In a bold assertion of its regulatory autonomy, Pakistan's power watchdog has notified K-Electric's long-delayed multi-year tariffs for supply, distribution, and transmission through 2030 — despite an unresolved review motion by the federal government.

The power regulator has notified Rs6.15 per unit increase in base tariff for KE consumers. The government implements uniform across the country and government provides subsidy for KE consumers to implement uniform tariff.

The National Electric Power Regulatory Authority (Nepra) moved ahead with the notification after determining that no legal bar existed to halt implementation. It invoked its enhanced powers under a 2021 legal amendment, which allows the regulator to issue tariff notifications directly — authority that previously rested with the federal government.

The landmark move reflects pressure from international lenders, notably the IMF and the World Bank, to depoliticize tariff-setting and fast-track power sector reforms.

"This situation could impair KE's financial health and undermine power supply continuity, ultimately affecting consumers and the broader energy market," Nepra warned in its statement.

The newly notified average power supply tariff for KE stands at Rs 39.97 per kilowatt-hour for 2023-24, comprising Rs 31.96/kWh in power purchase cost, Rs 2.86 for transmission, Rs 3.31 for distribution, and Rs 2.28 as the supply margin. A prior year adjustment of minus Rs 0.44/kWh has also been included.

Nepra estimated KE's total revenue requirement for FY 2023-24 at Rs 606.9 billion, with Rs34.7 billion allocated for supply margin and Rs 36.2 billion set aside to cover recovery losses.

Despite the formal tariff approval, KE's finances remain under severe pressure. With bill recovery slipping to 91.5pc in FY 2023-24 and projected to fall to 90.5pc next year, the utility could face cumulative under-recoveries nearing Rs97 billion over two fiscal years.
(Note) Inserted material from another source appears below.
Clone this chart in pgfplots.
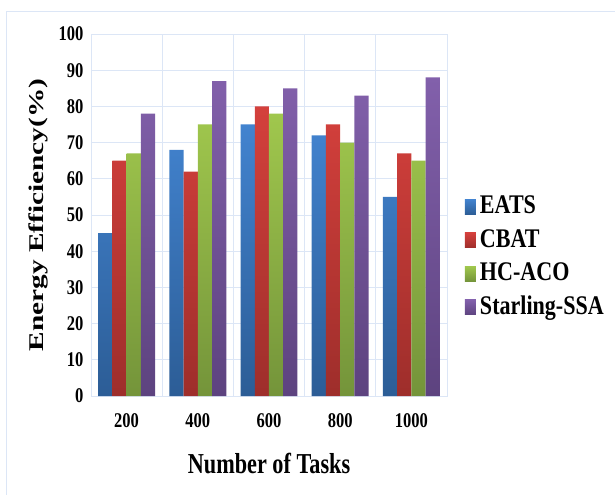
\documentclass[border=0pt]{standalone}
\usepackage{fontspec}
\setmainfont{Liberation Serif}
\newfontfamily\tickf{Liberation Serif}[FakeStretch=0.79]
\newfontfamily\ylabf{Liberation Serif}[FakeStretch=1.4]
\newfontfamily\xlabf{Liberation Serif}[FakeStretch=0.77]
\newfontfamily\legf{Liberation Serif}[FakeStretch=0.82]
\usepackage{pgfplots}
\pgfplotsset{compat=1.18}
\definecolor{gridc}{HTML}{DCE6F6}
\definecolor{blueT}{HTML}{4283CF}\definecolor{blueB}{HTML}{2C5D96}
\definecolor{redT}{HTML}{D4403C}\definecolor{redB}{HTML}{9E2E2B}
\definecolor{greenT}{HTML}{A0C74D}\definecolor{greenB}{HTML}{74943A}
\definecolor{purpT}{HTML}{8260AB}\definecolor{purpB}{HTML}{5D437F}
\begin{document}
\begin{tikzpicture}
\useasboundingbox (-91bp,-99bp) rectangle (524bp,396bp);
\draw[gridc, line width=0.8bp] (-85bp,-110bp) rectangle (535bp,385bp);
\begin{axis}[
  at={(0,0)}, anchor=south west,
  scale only axis, width=356bp, height=362bp,
  /pgf/number format/assume math mode=true,
  ybar=0pt, bar width=0.2,
  xmin=-0.5, xmax=4.5, ymin=0, ymax=100,
  xtick={0,1,2,3,4}, xticklabels={200,400,600,800,1000},
  minor xtick={-0.5,0.5,1.5,2.5,3.5,4.5},
  ytick={0,10,...,100},
  major tick length=0pt, minor tick length=0pt,
  ymajorgrids, xminorgrids,
  grid style={gridc, line width=0.9bp},
  axis line style={gridc, line width=0.9bp},
  yticklabel style={font=\tickf\bfseries\fontsize{21}{21}\selectfont, xshift=-4bp},
  xticklabel style={font=\tickf\bfseries\fontsize{21}{21}\selectfont, yshift=-14bp},
  ylabel={Energy Efficiency(\%)},
  ylabel style={font=\ylabf\bfseries\fontsize{21}{21}\selectfont, at={(axis description cs:-0.149,0.5)}, anchor=center, rotate=0},
  xlabel={Number of Tasks},
  xlabel style={font=\xlabf\bfseries\fontsize{29}{29}\selectfont, at={(axis description cs:0.5,-0.2127)}, anchor=base},
  legend style={at={(axis description cs:1.05,0.565)}, anchor=north west, draw=none, fill=none, inner sep=0pt,
    font=\legf\bfseries\fontsize{27}{27}\selectfont,
    nodes={inner sep=0pt, text height=22bp, text depth=11.5bp}, column sep=4bp},
  legend cell align=left,
  legend image code/.code={\fill[#1] (0bp,-6bp) rectangle (11bp,9bp);},
]
\addplot[draw=none, top color=blueT, bottom color=blueB] coordinates {(0,45) (1,68) (2,75) (3,72) (4,55)};
\addplot[draw=none, top color=redT, bottom color=redB] coordinates {(0,65) (1,62) (2,80) (3,75) (4,67)};
\addplot[draw=none, top color=greenT, bottom color=greenB] coordinates {(0,67) (1,75) (2,78) (3,70) (4,65)};
\addplot[draw=none, top color=purpT, bottom color=purpB] coordinates {(0,78) (1,87) (2,85) (3,83) (4,88)};
\legend{EATS,CBAT,HC-ACO,Starling-SSA}
\end{axis}
\end{tikzpicture}
\end{document}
Nepra cautioned that KE's permitted Rs21.6 billion return on distribution operations might be wiped out without government support or adjustments.

Nepra simultaneously approved a distribution tariff of Rs 3.31/kWh and Rs 2.684/kWh specifically to support a Rs 43.4 billion investment plan over the seven-year Multi-Year Tariff period.

The government had challenged K-Electric's multi-year tariff (2024-30) approved by the power regulator last week, alleging the utility got an undue favour of Rs750 billion over the seven-year period at the cost of the national exchequer, power consumers across the country and taxpayers at large.

In a statement, the power division had announced that the six tariff interventions allowed by Nepra to KE entailed a financial impact of Rs453bn spread over seven years.

On top of that, the division added, a fuel cost impact higher than the national average for 2024-25 alone meant an additional cost of Rs41bn, which even if it remains flat would translate into Rs287bn in seven years.

The division said the government position was to seek review of the Nepra determination to ensure fairness and uniformity, tariff must reflect actual costs and reasonable returns to protect consumers and there should be no extra allowance for inefficiency.